Friday, June 12, 2009

Ubuntu LTS Support

I'm beginning to get frustrated with certain aspects of the Ubuntu development cycle, and in this post I'm going to try my best to spell out my complaint and what I think should be done about it.

My Complaint

First, let me say that I'm a huge Ubuntu fan. Since Gutsy (when I first started using Ubuntu) each of the iterations of Ubuntu has made large, important strides to becoming a preeminent OS. Many of the things that annoyed me about the desktop experience have been have been fixed or minimized, and with the release of Jaunty I've had very few complaints about things not doing what I want/expect them to, very few crashes, and less annoyances than at any other time using a linux based OS. As I've written before, Jaunty is the first time a Linux vendor has released a distribution that I'd pretty much recommend to anyone. As you can see, I'm a very happy user.

So my complaint then isn't about the great work being done on Ubuntu, its rather an end-user complaint about what the distribution requires me to do to use the latest and greatest releases of software applications. In particular, my complaint is specifically about LTS releases. Take Hardy, for example. Hardy, being an LTS, has three years support, whereas the non-LTS releases (like Intrepid, Jaunty, and Karmic) only have 18 months support. In both cases the support is pretty much limited to security fixes and does not include application version updates except through the Backports repos. Even then, the Backports repos offer a limited number of application updates often not including the application updates that I most desire (like the newest versions of Openoffice), and they are accompanied with the proviso that they are not supported by the Ubuntu team. This the background, now let me get to my complaint.

There are two main types of Ubuntu end-users, which I'll refer to as enthusiasts and lay-users. The enthusiast does not mind reinstalling or upgrading to a new version of Ubuntu each release cycle. In fact, they often start early with one of the alphas to watch the progress of Ubuntu development (this is what I do). They are generally careful about backing up their data and they generally are more familiar with the risks of updating than lay-users. Lay-users, on the other hand, don't want to have to worry about reinstalling or upgrading an OS, they just want what they already have to work, and they want to be able to easily update certain applications when newer versions come out. Not only are less aware that updating can go wrong in any number of ways, and often do not properly back up their data, they don't want to spend hours updating, and they definitely don't want to trouble-shoot anything when things go wrong. But the only way they know how to get new versions of applications is if they upgrade or reinstall.
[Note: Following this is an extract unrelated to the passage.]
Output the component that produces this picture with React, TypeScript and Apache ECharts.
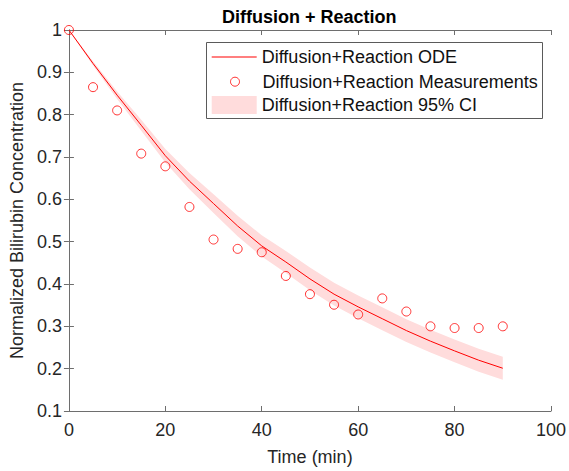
import React, { useEffect, useRef } from "react";
import * as echarts from "echarts";

const timeMin = [0, 5, 10, 15, 20, 25, 30, 35, 40, 45, 50, 55, 60, 65, 70, 75, 80, 85, 90];
const measured = [1.0, 0.865, 0.81, 0.708, 0.678, 0.582, 0.505, 0.483, 0.475, 0.419, 0.376, 0.351, 0.328, 0.366, 0.335, 0.3, 0.296, 0.296, 0.3];
const odeFit = [1.0, 0.921, 0.846, 0.775, 0.703, 0.643, 0.59, 0.537, 0.49, 0.452, 0.412, 0.376, 0.346, 0.318, 0.29, 0.265, 0.242, 0.22, 0.201];
const ciUpper = [1.0, 0.926, 0.855, 0.788, 0.719, 0.662, 0.612, 0.561, 0.515, 0.478, 0.439, 0.403, 0.373, 0.345, 0.317, 0.292, 0.269, 0.247, 0.228];
const ciLower = [1.0, 0.916, 0.837, 0.762, 0.687, 0.624, 0.568, 0.513, 0.465, 0.426, 0.385, 0.349, 0.319, 0.291, 0.263, 0.238, 0.215, 0.193, 0.174];

const titleText = "Diffusion + Reaction";
const xName = "Time (min)";
const yName = "Normalized Bilirubin Concentration";
const odeName = "Diffusion+Reaction ODE";
const measName = "Diffusion+Reaction Measurements";
const ciName = "Diffusion+Reaction 95% CI";

const FONT = "'Liberation Sans', Arial, Helvetica, sans-serif";
const RED = "#ff0000";
const BAND = "#ffdcdc";
const AXIS = "#6e6e6e";
const TXT = "#262626";

export default function App() {
  const ref = useRef<HTMLDivElement>(null);
  useEffect(() => {
    document.body.style.margin = "0";
    const chart = echarts.init(ref.current!, null, { renderer: "svg" });
    const axisCommon = {
      axisLine: { show: true, lineStyle: { color: AXIS, width: 1 } },
      axisTick: { show: true, inside: true, length: 5, lineStyle: { color: AXIS } },
      splitLine: { show: false },
    };
    const legendText = { fontSize: 18, color: "#111", fontFamily: FONT };
    chart.setOption({
      animation: false,
      backgroundColor: "#fff",
      textStyle: { fontFamily: FONT },
      title: {
        text: titleText,
        left: 222,
        top: 8,
        padding: 0,
        textStyle: { fontSize: 18, fontWeight: "bold", color: "#000", fontFamily: FONT },
      },
      grid: { left: 64, top: 30, right: 12, bottom: 55, containLabel: false },
      xAxis: [
        {
          type: "value",
          min: 0,
          max: 100,
          interval: 20,
          position: "bottom",
          name: xName,
          nameLocation: "middle",
          nameGap: 37,
          nameTextStyle: { fontSize: 18, color: TXT, fontFamily: FONT },
          axisLabel: { fontSize: 18, color: TXT, margin: 10, fontFamily: FONT },
          ...axisCommon,
        },
        {
          type: "value",
          min: 0,
          max: 100,
          interval: 20,
          position: "top",
          axisLabel: { show: false },
          ...axisCommon,
        },
      ],
      yAxis: [
        {
          type: "value",
          min: 0.1,
          max: 1,
          interval: 0.1,
          position: "left",
          name: yName,
          nameLocation: "middle",
          nameGap: 37,
          nameTextStyle: { fontSize: 18, color: TXT, fontFamily: FONT },
          axisLabel: { fontSize: 18, color: TXT, margin: 7, fontFamily: FONT },
          ...axisCommon,
        },
        {
          type: "value",
          min: 0.1,
          max: 1,
          interval: 0.1,
          position: "right",
          axisLabel: { show: false },
          ...axisCommon,
        },
      ],
      legend: [
        {
          data: [{ name: odeName, icon: "rect" }],
          left: 211.7,
          top: 48,
          padding: 0,
          itemWidth: 45,
          itemHeight: 1,
          selectedMode: false,
          itemStyle: { color: RED, borderWidth: 0 },
          textStyle: legendText,
        },
        {
          data: [{ name: measName, icon: "circle" }],
          left: 230,
          top: 72.7,
          padding: 0,
          itemWidth: 45,
          itemHeight: 9,
          selectedMode: false,
          itemStyle: { borderWidth: 1, borderColor: RED, color: "rgba(255,255,255,0)" },
          textStyle: legendText,
        },
        {
          data: [{ name: ciName, icon: "rect" }],
          left: 211.7,
          top: 96,
          padding: 0,
          itemWidth: 45,
          itemHeight: 18,
          selectedMode: false,
          itemStyle: { borderWidth: 0, color: BAND },
          textStyle: legendText,
        },
      ],
      graphic: [
        {
          type: "rect",
          z: 3,
          shape: { x: 206.5, y: 42.5, width: 336, height: 76 },
          style: { fill: "#fff", stroke: "#5a5a5a", lineWidth: 1 },
          silent: true,
        },
      ],
      series: [
        {
          name: ciName,
          type: "custom",
          data: timeMin.map((t, i) => [t, ciLower[i], ciUpper[i]]),
          encode: { x: 0, y: [1, 2] },
          itemStyle: { color: BAND },
          silent: true,
          z: 1,
          renderItem: (params: any, api: any) => {
            if (params.dataIndex !== 0) return null;
            const pts: number[][] = [];
            for (let i = 0; i < timeMin.length; i++) pts.push(api.coord([timeMin[i], ciUpper[i]]));
            for (let i = timeMin.length - 1; i >= 0; i--) pts.push(api.coord([timeMin[i], ciLower[i]]));
            return {
              type: "polygon",
              shape: { points: pts },
              style: { fill: BAND, stroke: "none" },
            };
          },
        },
        {
          name: odeName,
          type: "line",
          data: timeMin.map((t, i) => [t, odeFit[i]]),
          symbol: "none",
          lineStyle: { color: RED, width: 1 },
          itemStyle: { color: RED },
          z: 2,
        },
        {
          name: measName,
          type: "scatter",
          data: timeMin.map((t, i) => [t, measured[i]]),
          symbol: "circle",
          symbolSize: 9,
          itemStyle: { color: "rgba(255,255,255,0)", borderColor: RED, borderWidth: 1 },
          z: 2,
        },
      ],
    });
    return () => chart.dispose();
  }, []);
  return <div ref={ref} style={{ width: 569, height: 471 }} />;
}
This is where LTS releases come in, or at least where I think they should come in. Given their extended support they would be perfect for lay-users - except that their support is way too limited. Security patches are needed, but they are not enough. LTS releases also need to be able to allow for the easy installation of new versions of programs. This way lay-users can install an LTS version of Ubuntu, and then not have to concern themselves with the six month release cycle of the Ubuntu developers. They can live content with it until a new LTS version is released.

Solutions?

In my view, LTS releases should work in the following way. As it does now, an LTS release should offer a stabilized API for developers to work with along with a continuous supply of security fixes for the supported software, but it should also widen what it considers supported software for an LTS release to include newer versions of important programs that are released through the LTS lifecycle. I'm thinking of certain programs in particular, ones like OpenOffice, Firefox, and Pidgin. There should be an option to upgrade to the newer version of the programs, but no compulsion to do so. In other words, Ubuntu should offer a way to update to the newest versions of certain programs (which programs can be a mtter determined by demand) without relying on more risky options (one's they don't often even know about) like installing PPA repos, using getdeb, or waiting for backports to offer it (which it may never). Various versions of these programs need to be officially supported in an LTS release so that users can gain the benefits of these updates without having to upgrade their entire OS or rely on less safe deb repos. In this way, lay-users can be happy with an LTS for years without becoming frustrated that they are not getting the latest applications developers have to offer. Let the developers worry about the changes in undelying OS, this is largely invisible to most lay-users anyway. Lay-users care mainly about the applications, and they want an easy way to keep up with new releases of them.